En second lieu, le diable ! Le démon dont le pape François nous parle est « le démon bien élevé » « qui ne vient pas en faisant du bruit mais en apportant des fleurs ». De qui veut-il parler ? Certes, il parle des attaques habiles et sournoises du démon et de ceux qu’il manipule en les conduisant par des manœuvres à demeurer dans le fixisme. Il semble viser non seulement ceux qui s’attachent à des formes cultuelles et qui ne veulent pas en changer. Ceux-là demandent qu’on les traite avec douceur et qu’on atténue leur peine ou leur douleur à entrer dans ces changements que l’Église demande ! Peut-être considère-t-il qu’ils n’accepteront jamais la « lex orandi » de toute l’Eglise ? Mais il s’adresse aussi à ceux qui veulent innover, à ceux qui sont en mal de « cogiter » des messes « pop », des eucharisties conviviales, des absolutions sans confession. S’il y a des manières de prier qui sont très personnelles et qui font partie des dévotions privées, il y a, dans l’Église, une discipline de la prière qui se manifeste par les cérémonies liturgiques, tels sont les actes sacramentels publics : le baptême, la confirmation, l’eucharistie, la réconciliation, l’onction des malades, l’ordre sacerdotal, le mariage. Et pour l’administration de tous ces sacrements, il faut une discipline unique, laquelle ne peut être laissée aux choix des fidèles. Déterminer cette forme ne peut relever que du gouvernement du pape, même si elle s’exécute par l’action de la Curie.
La Paix
La dernière partie du discours donné à la Curie est centrée sur le thème de la paix. « Jamais comme en ce moment nous n’avons ressenti un si grand désir de paix ». Le pape François condamne maintenant fortement l’agression contre l’Ukraine. Il pense aussi à toutes les souffrances qui attaquent tous les hommes de bonne volonté. Il fait surtout appel à la conversion du cœur, dénonçant toute violence, toute amertume qui nous empêchent de pratiquer la miséricorde. Ce souhait s’adresse à tous, et principalement à ceux qui sont victimes d’injustices de toutes sortes. Seule, la miséricorde peut donner la paix du cœur et seule, la paix du cœur peut aider à construire la paix.

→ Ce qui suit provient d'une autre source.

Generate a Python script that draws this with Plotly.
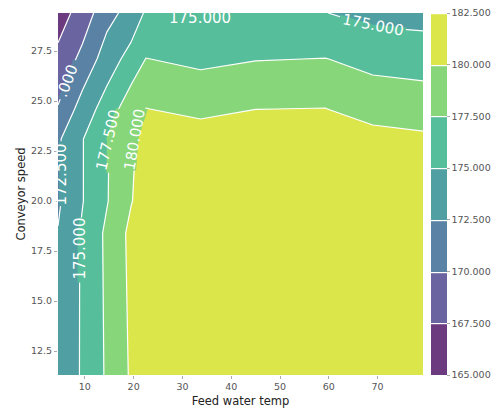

À bien y réfléchir, le discours du pape François à la Curie romaine n’est pas un discours protocolaire. François y développe quelques-uns de ses thèmes préférés, dont le plus important est un certain combat contre le fixisme et l’innovation. Nous pouvons et devons prier Dieu en privé. Mais nous devons le prier publiquement. Pour que la prière soit publique, il faut qu’elle réponde à une loi publique, ce qui s’appelle la « lex orandi ».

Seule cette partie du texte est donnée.